-- BEGIN RECORDED DATA --

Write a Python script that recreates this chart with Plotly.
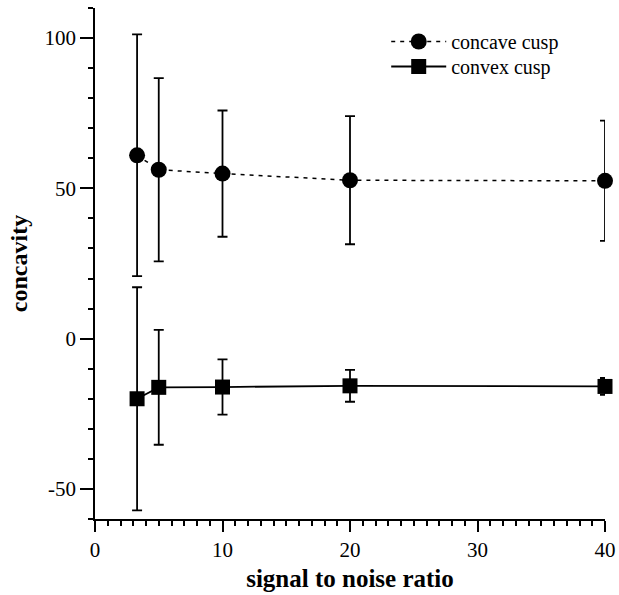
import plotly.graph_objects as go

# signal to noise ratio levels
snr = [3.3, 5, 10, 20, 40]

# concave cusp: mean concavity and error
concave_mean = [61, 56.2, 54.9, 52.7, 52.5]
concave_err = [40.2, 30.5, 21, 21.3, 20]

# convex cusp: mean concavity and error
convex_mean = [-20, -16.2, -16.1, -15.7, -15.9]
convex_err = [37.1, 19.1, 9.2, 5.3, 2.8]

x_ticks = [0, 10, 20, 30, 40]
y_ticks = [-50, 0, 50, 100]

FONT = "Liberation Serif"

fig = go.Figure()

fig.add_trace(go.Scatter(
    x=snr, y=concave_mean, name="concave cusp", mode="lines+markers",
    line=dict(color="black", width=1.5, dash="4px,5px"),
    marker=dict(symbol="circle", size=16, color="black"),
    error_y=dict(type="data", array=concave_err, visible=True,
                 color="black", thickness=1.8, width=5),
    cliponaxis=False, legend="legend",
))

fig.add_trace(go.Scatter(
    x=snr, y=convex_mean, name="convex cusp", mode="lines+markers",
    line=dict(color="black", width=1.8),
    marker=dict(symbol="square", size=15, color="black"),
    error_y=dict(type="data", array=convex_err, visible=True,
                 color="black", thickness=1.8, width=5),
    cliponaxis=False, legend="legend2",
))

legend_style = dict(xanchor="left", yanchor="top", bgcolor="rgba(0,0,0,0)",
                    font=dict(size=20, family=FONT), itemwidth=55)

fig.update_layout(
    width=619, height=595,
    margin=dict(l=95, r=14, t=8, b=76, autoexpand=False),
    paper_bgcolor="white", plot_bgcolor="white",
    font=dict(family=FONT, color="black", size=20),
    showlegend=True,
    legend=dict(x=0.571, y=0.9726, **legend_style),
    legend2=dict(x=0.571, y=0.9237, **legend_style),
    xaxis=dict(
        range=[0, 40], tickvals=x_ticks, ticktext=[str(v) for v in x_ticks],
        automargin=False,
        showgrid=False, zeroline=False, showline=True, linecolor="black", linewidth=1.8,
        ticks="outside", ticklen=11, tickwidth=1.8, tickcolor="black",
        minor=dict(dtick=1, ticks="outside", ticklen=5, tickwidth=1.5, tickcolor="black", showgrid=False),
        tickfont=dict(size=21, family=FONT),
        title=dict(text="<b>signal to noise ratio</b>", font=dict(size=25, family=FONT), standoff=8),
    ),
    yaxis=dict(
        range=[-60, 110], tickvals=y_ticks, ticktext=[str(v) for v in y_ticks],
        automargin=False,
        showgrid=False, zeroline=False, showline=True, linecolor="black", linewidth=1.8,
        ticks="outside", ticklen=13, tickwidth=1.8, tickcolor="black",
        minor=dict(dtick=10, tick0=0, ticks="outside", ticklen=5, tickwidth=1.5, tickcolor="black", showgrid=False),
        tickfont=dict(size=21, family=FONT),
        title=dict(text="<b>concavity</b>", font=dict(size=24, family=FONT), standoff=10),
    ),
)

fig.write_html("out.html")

-- END RECORDED DATA --

WHAT IS BEING ASKED: Transcribe each line above verbatim, with the pictures left out.

ANSWER TO THIS PROBLEM:
Write a Python script that recreates this chart with Plotly.
import plotly.graph_objects as go

# signal to noise ratio levels
snr = [3.3, 5, 10, 20, 40]

# concave cusp: mean concavity and error
concave_mean = [61, 56.2, 54.9, 52.7, 52.5]
concave_err = [40.2, 30.5, 21, 21.3, 20]

# convex cusp: mean concavity and error
convex_mean = [-20, -16.2, -16.1, -15.7, -15.9]
convex_err = [37.1, 19.1, 9.2, 5.3, 2.8]

x_ticks = [0, 10, 20, 30, 40]
y_ticks = [-50, 0, 50, 100]

FONT = "Liberation Serif"

fig = go.Figure()

fig.add_trace(go.Scatter(
    x=snr, y=concave_mean, name="concave cusp", mode="lines+markers",
    line=dict(color="black", width=1.5, dash="4px,5px"),
    marker=dict(symbol="circle", size=16, color="black"),
    error_y=dict(type="data", array=concave_err, visible=True,
                 color="black", thickness=1.8, width=5),
    cliponaxis=False, legend="legend",
))

fig.add_trace(go.Scatter(
    x=snr, y=convex_mean, name="convex cusp", mode="lines+markers",
    line=dict(color="black", width=1.8),
    marker=dict(symbol="square", size=15, color="black"),
    error_y=dict(type="data", array=convex_err, visible=True,
                 color="black", thickness=1.8, width=5),
    cliponaxis=False, legend="legend2",
))

legend_style = dict(xanchor="left", yanchor="top", bgcolor="rgba(0,0,0,0)",
                    font=dict(size=20, family=FONT), itemwidth=55)

fig.update_layout(
    width=619, height=595,
    margin=dict(l=95, r=14, t=8, b=76, autoexpand=False),
    paper_bgcolor="white", plot_bgcolor="white",
    font=dict(family=FONT, color="black", size=20),
    showlegend=True,
    legend=dict(x=0.571, y=0.9726, **legend_style),
    legend2=dict(x=0.571, y=0.9237, **legend_style),
    xaxis=dict(
        range=[0, 40], tickvals=x_ticks, ticktext=[str(v) for v in x_ticks],
        automargin=False,
        showgrid=False, zeroline=False, showline=True, linecolor="black", linewidth=1.8,
        ticks="outside", ticklen=11, tickwidth=1.8, tickcolor="black",
        minor=dict(dtick=1, ticks="outside", ticklen=5, tickwidth=1.5, tickcolor="black", showgrid=False),
        tickfont=dict(size=21, family=FONT),
        title=dict(text="<b>signal to noise ratio</b>", font=dict(size=25, family=FONT), standoff=8),
    ),
    yaxis=dict(
        range=[-60, 110], tickvals=y_ticks, ticktext=[str(v) for v in y_ticks],
        automargin=False,
        showgrid=False, zeroline=False, showline=True, linecolor="black", linewidth=1.8,
        ticks="outside", ticklen=13, tickwidth=1.8, tickcolor="black",
        minor=dict(dtick=10, tick0=0, ticks="outside", ticklen=5, tickwidth=1.5, tickcolor="black", showgrid=False),
        tickfont=dict(size=21, family=FONT),
        title=dict(text="<b>concavity</b>", font=dict(size=24, family=FONT), standoff=10),
    ),
)

fig.write_html("out.html")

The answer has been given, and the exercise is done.